One of the most common crises in relationships is when contact suddenly stops after a fight. Most people feel confused in this moment. “Why isn’t there any contact?” “Are we really breaking up?”
But you don’t need complex psychological theory to explain this situation. If less than three days have passed, most cases can be understood through one simple principle: if you stay silent and wait another couple of days, he will reach out. At Reunior, we call this the 5-Day Principle of Emotional Equilibrium.
1. After Three Days, It Becomes a Battle of Pride
If neither side has reached out for more than three days, the reason the fight started is no longer what matters. From that point on, what sits at the center is a clash of pride.
At first, people think, “I wasn’t even the one at fault, so why should I be the first to contact him?” “The person who caused the problem is the one who should apologize.” But as time passes and no apology comes, and the other person’s intentions remain unclear, anxiety grows. From this stage, the main theme of the relationship shifts from what you fought about to who gives in first.
2. When Anxiety Grows Larger Than Pride — The 5-Day Principle
According to Reunior’s analysis, when the silence after a fight lasts beyond five days, a turning point appears in the direction of emotion. Pride, at its core, is the desire not to lose and not to look easy to push around.
This feeling works more strongly when you see the other person as equal to you or slightly above you. In other words, the higher you perceive the other person’s PRV (Perceived Relational Value) to be, the stronger your pride becomes about holding your ground.

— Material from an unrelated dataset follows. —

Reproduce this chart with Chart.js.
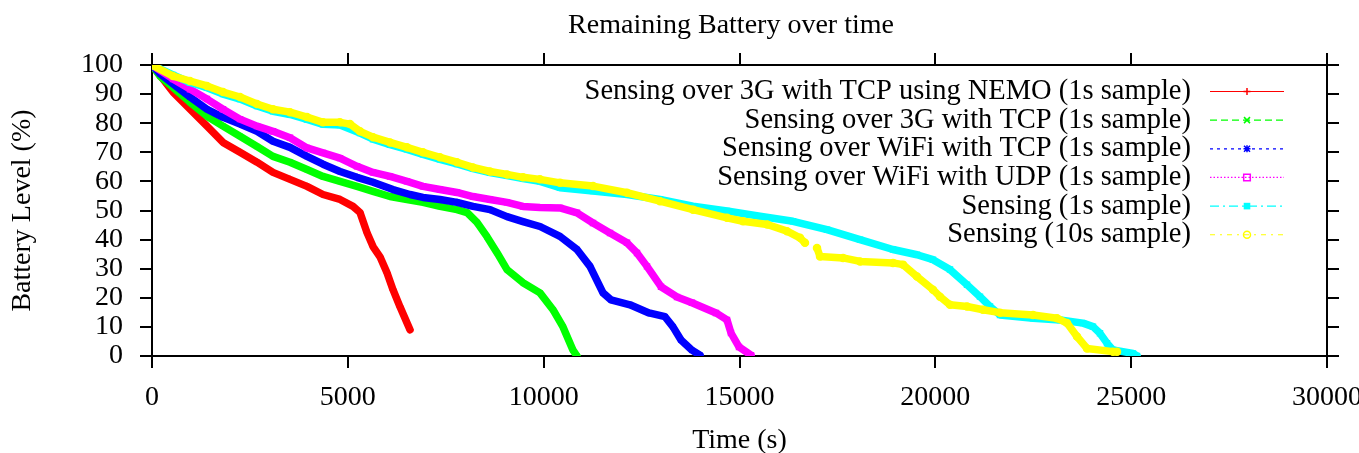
<!DOCTYPE html>
<html>
<head>
<meta charset="utf-8">
<script src="https://cdn.jsdelivr.net/npm/chart.js@4.4.1/dist/chart.umd.min.js"></script>
<style>
  html, body { margin: 0; padding: 0; background: #fff; }
  #wrap { width: 1359px; height: 453px; }
</style>
</head>
<body>
<div id="wrap"><canvas id="c" width="1359" height="453"></canvas></div>
<script>
// ---------------- data (time in s, battery level in %) ----------------
const chartTitle = 'Remaining Battery over time';
const xAxisTitle = 'Time (s)';
const yAxisTitle = 'Battery Level (%)';
const xRange = [0, 30000];
const xStep = 5000;
const yRange = [0, 100];
const yStep = 10;

const seriesLabels = [
  'Sensing over 3G with TCP using NEMO (1s sample)',
  'Sensing over 3G with TCP (1s sample)',
  'Sensing over WiFi with TCP (1s sample)',
  'Sensing over WiFi with UDP (1s sample)',
  'Sensing (1s sample)',
  'Sensing (10s sample)'
];

const nemo3gTcp = [[0,100],[536,90.7],[970,84.8],[1404,79],[1813,73.4],[2247,70],[2681,66.6],[3089,63.1],[3523,60.7],[3957,58.3],[4366,55.5],[4800,53.8],[5132,51.4],[5311,49.3],[5489,42.4],[5643,37.6],[5821,34.1],[6000,28.6],[6153,22.8],[6332,16.9],[6587,9]];

const g3Tcp = [[0,100],[204,96.2],[970,87.2],[1404,82.4],[1813,79],[2247,75.5],[2681,72],[3089,68.6],[3523,66.6],[3957,64.1],[4366,61.7],[4800,60],[5234,58.3],[5643,56.6],[6077,54.8],[6511,53.8],[6919,52.8],[7353,51.4],[7787,50.3],[8043,49.3],[8298,45.9],[8553,41],[8809,35.5],[9064,29.7],[9472,25.2],[9906,21.7],[10238,15.9],[10494,10],[10749,2],[10851,0]];

const wifiTcp = [[0,100],[204,97],[970,89],[1404,84.8],[1813,82],[2247,79.7],[2681,77.2],[3089,73.8],[3523,71.7],[3957,68.6],[4366,65.9],[4800,63.4],[5234,61.4],[5643,59.7],[6153,57.2],[6587,55.5],[6919,54.5],[7353,53.8],[7787,52.8],[8196,51.4],[8630,50.3],[9064,47.9],[9472,46.2],[9906,44.5],[10417,41.1],[10851,36.6],[11183,30.8],[11515,21.7],[11719,19.3],[12204,17.6],[12689,14.8],[13098,13.5],[13302,10],[13506,5.5],[13787,2],[13992,0.3]];

const wifiUdp = [[0,100],[536,95.2],[970,91.7],[1404,88.3],[1813,84.8],[2247,81.4],[2681,79],[3089,77.2],[3523,75],[3957,71.5],[4366,69.8],[4800,68],[5234,65.2],[5643,63.1],[6077,61.7],[6511,60],[6919,58.3],[7353,57.2],[7787,56.2],[8196,54.8],[8630,53.8],[9064,52.8],[9472,51.4],[9906,51],[10417,50.9],[10851,49.2],[11260,45.7],[11694,42.3],[12128,38.9],[12383,35.4],[12638,30.8],[12996,23.8],[13404,20.3],[13787,18.3],[14400,14.8],[14681,12.4],[14783,7.9],[14987,3.1],[15294,0.3]];

const sensing1s = [[0,100],[536,96.6],[970,94],[1404,92.2],[1813,90],[2247,88.3],[2681,85.9],[3089,84.1],[3523,83],[3957,81.3],[4366,79.6],[4800,79.4],[5311,76.6],[5643,74.5],[6077,72.6],[6511,71],[6919,69.3],[7353,67.6],[7787,66],[8196,64.4],[8630,63],[9064,62],[9472,61],[9906,60],[10417,57.8],[11260,56.7],[12128,55.5],[12970,53.8],[13813,51.5],[14681,49.8],[15523,48],[16366,46.3],[17234,43.4],[18077,40],[18919,36.6],[19532,34.8],[19940,33.1],[20374,29.7],[20809,24.5],[21140,20.4],[21396,17],[21651,14.1],[22494,13],[23183,12.4],[23770,11.3],[24025,10.1],[24204,7.8],[24383,4.4],[24536,2.1],[25047,0.9],[25149,0]];

const sensing10s = [[0,100],[536,96.2],[970,94.5],[1404,92.8],[1813,90.7],[2247,89],[2681,86.6],[3089,84.8],[3523,83.8],[3957,82.1],[4366,80.3],[4800,80.3],[5055,79.7],[5311,77.2],[5643,75.2],[6077,73.4],[6511,71.7],[6919,70],[7353,68.3],[7787,66.6],[8196,64.8],[8630,63.4],[9064,62.4],[9472,61.4],[9906,60.7],[10417,59.5],[11260,58.4],[12128,56.1],[12970,53.2],[13813,50.3],[14681,47.5],[15089,46.3],[15709,45.2],[16213,42.9],[16545,40.6],[16672,38.9],[16820,null],[16979,37.1],[17056,34.2],[17643,33.7],[18077,32.5],[18919,32],[19175,31.4],[19532,27.3],[19940,22.8],[20119,20.4],[20374,17.6],[20809,17],[21217,15.9],[21651,14.9],[22494,14.1],[23106,13],[23362,11.3],[23617,6.7],[23872,2.6],[24536,1.5],[24638,1.5]];

const seriesData = [nemo3gTcp, g3Tcp, wifiTcp, wifiUdp, sensing1s, sensing10s];
const seriesColors = ['#ff0000', '#00ff00', '#0000ff', '#ff00ff', '#00ffff', '#ffff00'];
const seriesPointStyles = ['cross', 'crossRot', 'star', 'rect', 'rect', 'circle'];
const legendDashes = [[], [7, 4], [3, 4], [1.5, 2], [9, 4, 2, 4], [5, 5, 2, 5]];
const legendMarkers = ['plus', 'x', 'star', 'openSquare', 'filledSquare', 'openCircle'];

// ---------------- layout constants ----------------
const FONT = '"Liberation Serif", "Times New Roman", serif';
const FS = 28;
const KEY_FS = 28.5;
const PLOT = { left: 152, right: 1327, top: 65, bottom: 356 };
const W = 1359, H = 453;

Chart.defaults.color = '#000';
Chart.defaults.font.family = FONT;
Chart.defaults.font.size = FS;

const datasets = seriesData.map((arr, i) => ({
  label: seriesLabels[i],
  data: arr.map(([x, y]) => ({ x: x, y: y })),
  borderColor: seriesColors[i],
  backgroundColor: (i === 3 || i === 5) ? 'rgba(0,0,0,0)' : seriesColors[i],
  borderWidth: 7.5,
  borderJoinStyle: 'round',
  borderCapStyle: 'round',
  pointStyle: seriesPointStyles[i],
  pointRadius: 3.5,
  pointBorderWidth: 1.5,
  pointBorderColor: seriesColors[i],
  pointBackgroundColor: (i === 3 || i === 5) ? 'rgba(0,0,0,0)' : seriesColors[i],
  showLine: true,
  spanGaps: false,
  tension: 0,
  order: seriesData.length - i,
  xAxisID: 'x',
  yAxisID: 'y'
}));

function drawMarker(ctx, kind, x, y, color) {
  ctx.save();
  ctx.setLineDash([]);
  ctx.strokeStyle = color;
  ctx.fillStyle = color;
  ctx.lineWidth = 1.5;
  const s = 3.5;
  ctx.beginPath();
  if (kind === 'plus' || kind === 'star') {
    ctx.moveTo(x - s, y); ctx.lineTo(x + s, y);
    ctx.moveTo(x, y - s); ctx.lineTo(x, y + s);
  }
  if (kind === 'x' || kind === 'star') {
    const d = 3;
    ctx.moveTo(x - d, y - d); ctx.lineTo(x + d, y + d);
    ctx.moveTo(x - d, y + d); ctx.lineTo(x + d, y - d);
  }
  if (kind === 'openSquare') ctx.rect(x - 3.3, y - 3.3, 6.6, 6.6);
  if (kind === 'openCircle') ctx.arc(x, y, 3.5, 0, Math.PI * 2);
  ctx.stroke();
  if (kind === 'filledSquare') ctx.fillRect(x - 3.3, y - 3.3, 6.6, 6.6);
  ctx.restore();
}

const gnuplotDecor = {
  id: 'gnuplotDecor',
  afterDatasetsDraw(chart) {
    const ctx = chart.ctx;
    ctx.save();
    // title
    ctx.fillStyle = '#000';
    ctx.font = FS + 'px ' + FONT;
    ctx.textAlign = 'center';
    ctx.textBaseline = 'alphabetic';
    ctx.fillText(chartTitle, 731, 33);
    // key (legend)
    ctx.font = KEY_FS + 'px ' + FONT;
    const rowY0 = 91.5, rowH = 28.65;
    const textRight = 1191, lineX1 = 1210, lineX2 = 1284, markX = 1247;
    chart.data.datasets.forEach((ds, i) => {
      const y = rowY0 + i * rowH;
      ctx.fillStyle = '#000';
      ctx.textAlign = 'right';
      ctx.textBaseline = 'middle';
      ctx.fillText(ds.label, textRight, y);
      ctx.save();
      ctx.strokeStyle = seriesColors[i];
      ctx.lineWidth = 1.2;
      ctx.setLineDash(legendDashes[i]);
      ctx.beginPath();
      ctx.moveTo(lineX1, y);
      ctx.lineTo(lineX2, y);
      ctx.stroke();
      ctx.restore();
      drawMarker(ctx, legendMarkers[i], markX, y, seriesColors[i]);
    });
    ctx.restore();
  }
};

const tickGrid = { drawOnChartArea: false, drawTicks: true, tickLength: 12, color: '#000', lineWidth: 2 };
const frameBorder = { display: true, color: '#000', width: 2 };
const plainNumber = (v) => String(v);

new Chart(document.getElementById('c'), {
  type: 'line',
  data: { datasets: datasets },
  options: {
    responsive: false,
    devicePixelRatio: 1,
    animation: false,
    layout: { padding: 0 },
    plugins: {
      legend: { display: false },
      title: { display: false },
      tooltip: { enabled: false }
    },
    scales: {
      x: {
        type: 'linear', position: 'bottom',
        min: xRange[0], max: xRange[1],
        ticks: { stepSize: xStep, color: '#000', padding: 13, font: { size: FS, family: FONT }, maxRotation: 0, autoSkip: false, callback: plainNumber },
        grid: tickGrid, border: frameBorder,
        title: { display: true, text: xAxisTitle, color: '#000', font: { size: FS, family: FONT, lineHeight: 1 }, padding: { top: 0, bottom: -1.5 } },
        afterFit(s) { s.height = H - PLOT.bottom; s.paddingLeft = 0; s.paddingRight = 0; }
      },
      y: {
        type: 'linear', position: 'left',
        min: yRange[0], max: yRange[1],
        ticks: { stepSize: yStep, color: '#000', padding: 17, font: { size: FS, family: FONT, lineHeight: 0.9 }, autoSkip: false, callback: plainNumber },
        grid: tickGrid, border: frameBorder,
        title: { display: true, text: yAxisTitle, color: '#000', font: { size: FS, family: FONT, lineHeight: 1 }, padding: { top: 9, bottom: 0 } },
        afterFit(s) { s.width = PLOT.left; s.paddingTop = 0; s.paddingBottom = 0; }
      },
      x2: {
        type: 'linear', position: 'top',
        min: xRange[0], max: xRange[1],
        ticks: { stepSize: xStep, display: false, autoSkip: false },
        grid: tickGrid, border: frameBorder,
        afterFit(s) { s.height = PLOT.top; s.paddingLeft = 0; s.paddingRight = 0; }
      },
      y2: {
        type: 'linear', position: 'right',
        min: yRange[0], max: yRange[1],
        ticks: { stepSize: yStep, display: false, autoSkip: false },
        grid: tickGrid, border: frameBorder,
        afterFit(s) { s.width = W - PLOT.right; s.paddingTop = 0; s.paddingBottom = 0; }
      }
    }
  },
  plugins: [gnuplotDecor]
});
</script>
</body>
</html>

That’s why, during the first three days, you can endure purely out of stubbornness. But after five days, the anxiety of “I might lose this” grows larger than pride. From that moment, the emotional weight shifts.
This is the core of the 5-Day Principle of Emotional Equilibrium. As time passes, there comes a point where pride and anxiety cross—and the peak of that point is day five.
3. If He Contacts You After Five Days — When You Need a Winner’s Composure
At this stage, who reached out first is no longer what really matters. What determines everything is how you respond afterward.
If he contacts you first, that is already a sign that the emotional balance has tilted toward you. But the moment you respond with something like, “So you finally decided to apologize?” that balance collapses immediately. His pride shifts into defense mode right away, and next time, the silence is likely to last even longer.
In this moment, what you need is not a sense of “I won,” but composure. His apology is not emotional surrender; it is an attempt to rebuild the relationship.
When you acknowledge that courage, he learns, “It’s okay to apologize to this person.” That simple experience becomes the first step toward repairing the relationship.
4. Exceptions — When the Five-Day Principle Does Not Apply
There are a few cases where the Five-Day Principle does not work in the same way.
1) When the clear fault is yours
If you caused the problem—through something like cheating or harsh words—trying to endure with time only works against you. This is not a situation to endure with pride; you need to apologize first. In that moment, it is not about lowering yourself, but about approaching with genuine words.
2) When repeated fights have weakened trust
If the same pattern keeps repeating, emotions do not recover just because five days have passed. In this case, what is needed is not silence, but conversations that rebuild trust.
3) When the other person’s self-esteem is very low
For someone with low self-esteem, each passing day feeds thoughts like “I’m being ignored” or “I’ve been abandoned.” In this case, rather than waiting five days, you should send a calm, grounded signal sooner. This type is quite rare, so you don’t need to over-fixate on it.
5. Conclusion — The Attitude That Restores a Relationship
In relationships, real victory is not making the other person bend. It is staying centered without being dragged around by emotion.
Remember the Five-Day Principle:
• The first three days belong to pride.
• Day five is the turning point where anxiety shifts.
• After that comes the time for mature responses.
Even if your partner’s emotions move in ways similar to everyone else’s, the outcome can change depending on the attitude with which you respond. In the end, the person who truly rebuilds the relationship is not the one who tries to win, but the one who responds with maturity until the very end.